Penyakit korupsi sepertinya belum mau beranjak
pergi dari Indonesia jika melihat hasil Indeks Persepsi Korupsi (IPK) yang
diluncurkan oleh Transparency International. Indonesia hanya mendapat nilai 32
atau sama dengan tahun 2012 dan berada di peringkat 114 dari 177 negara. Nilai
32 dari rentang skor 0–100 masih jauh dari baik atau mungkin bisa dikatakan
buruk. Bahkan di negara-negara Asia Tenggara, Indonesia kalah dari Singapura
(86), Brunei Darussalam (60), Malaysia (50), Filipina (36), dan Thailand (35).
IPK Indonesia hanya lebih baik dari Vietnam (31), Timor Leste (31), Laos (26),
Myanmar (21), dan Kamboja (20). Secara global, Indonesia masuk dari 70% negara
yang memiliki nilai IPK di bawah 50.
Penilaian
ini merupakan penggabungan data dari 13 lembaga internasional dan penggambaran
persepsi para pakar serta pebisnis di sektor publik. Meski mengalami
peningkatan peringkat, dengan nilai IPK hanya 32 menunjukkan bahwa negara ini
masih dipersepsikan negara korup oleh dunia global. Lalu, validkah penilaian
dari Transparency International? Tentu ini akan menjadi perdebatan.
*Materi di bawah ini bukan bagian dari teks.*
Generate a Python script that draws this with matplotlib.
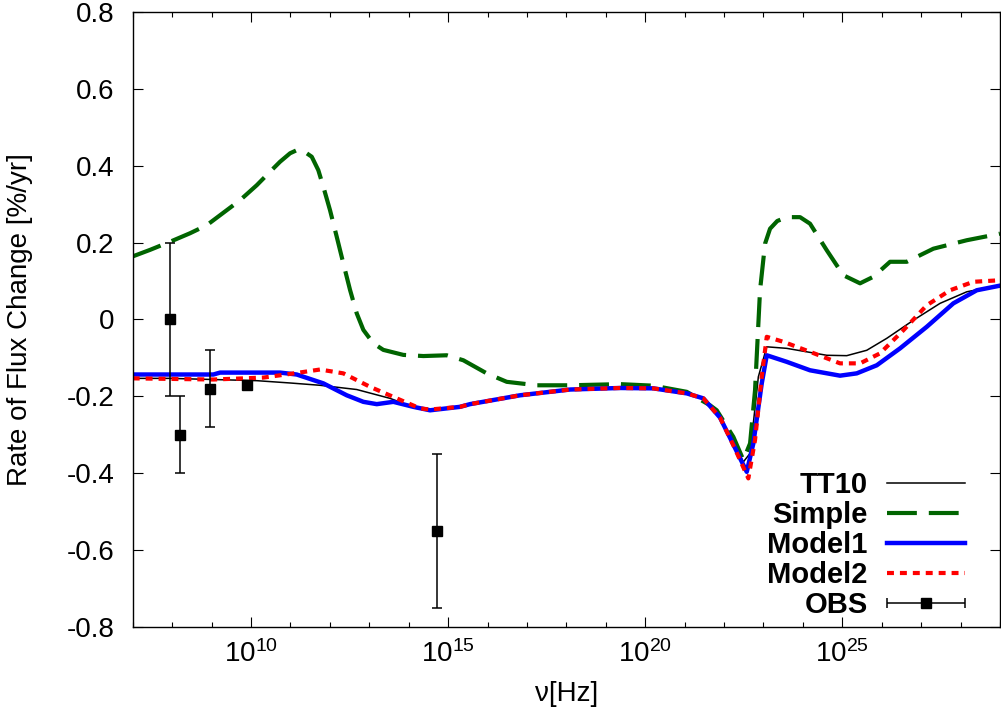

Namun, kenyataan di lapangan menunjukkan bahwa perilaku korupsi memang
sepertinya sudah merasuk di masyarakat kita.
Terlepas
dari valid atau tidak penelitian tersebut, memang harus diakui korupsi masih
saja menjadi penyakit akut bagi bangsa ini. Dibentuknya Komisi Pemberantasan
Korupsi (KPK) untuk mencegah dan mengatasi korupsi tampaknya masih jauh api
dari panggang. Harus diakui, meski sudah berhasil mengungkap tindakan korupsi
di beberapa proyek pemerintah bahkan menyeret beberapa pejabat baik menteri
maupun setingkat menteri, tohkorupsi masih menjadi penyakit yang butuh
penanganan khusus.
KPK
yang sudah 10 tahun berkiprah di Tanah Air, tampaknya belum mampu mengurangi
penyakit korupsi di negeri ini. Namun, tidak fairjika pemberantasan korupsi
hanya dibebankan kepada KPK. Masih ada aparat lain yaitu kejaksaan dan
kepolisian yang bisa berperan secara lebih aktif mengatasi penyakit ini. Pun
demikian lembaga peradilan di negeri ini juga mempunyai peran yang signifikan.
Artinya, masih tingginya persepsi korupsi di Indonesia di mata global bukan
hanya dibebankan kepada KPK, melainkan juga lembaga penegak hukum lainnya.
Bahkan,
departemen atau lembaga di pemerintahan ataupun perusahaan milik negara juga
harus ikut berperan aktif dalam memerangi penyakit ini. Cukupkah kita
membebankan kepada aparat penegak hukum dan pejabat? Lebih penting lagi
sebenarnya peran masyarakat dalam menghadapi ini. Bak sudah menjadi kebiasaan,
tanpa disadari masyarakat melakukan tindakan cenderung korupsi atau bahkan
korupsi.
Melakukan
pelanggaran aturan-aturan baik di lalu lintas, pajak, ataupun lainnya, adalah
sebuah tindakan cenderung koruptif yang bisa mengarah korupsi. Masih banyak
tindakan masyarakat yang tanpa disadari mengarah ke korupsi atau bahkan
korupsi. Jadi, akan lebih baik daripada terus menghujat koruptor dan aparat
penegak hukum, masyarakat pantas mengoreksi atau mereviu tindak tanduknya
apakah sudah tidak korupsi. Artinya melihat penyakit korupsi di negeri ini
harus lebih komprehensif dari individu kita, pejabat, lembaga atau organisasi,
aparat, hingga sistem yang menghubungkan kepentingan semua tersebut. Akan
menjadi kurang bijak jika kita menanggapi nilai IPK 32 dari Transparency
International dari sisi aparat penegak hukum saja. Bangsa ini harus
belajar melihat lebih luas sebuah persoalan, sehingga bisa memberikan solusi
atau bahkan ikut mengatasi sebuah persoalan dengan lebih tepat.
Cara-cara
ini juga menghindari sikap saling menyalahkan yang justru merupakan langkah
kontradiktif menyelesaikan sebuah persoalan. Tentu jika kita melihat lebih luas
dan komprehensif maka penyakit korupsi ini bisa diatasi dengan baik, dan negeri
ini akan disejajarkan dengan Denmark dan Selandia Baru yang dipersepsikan
negara bersih korupsi. Sekali lagi, syaratnya adalah melihat persoalan lebih
komprehensif bukan sepotong-sepotong.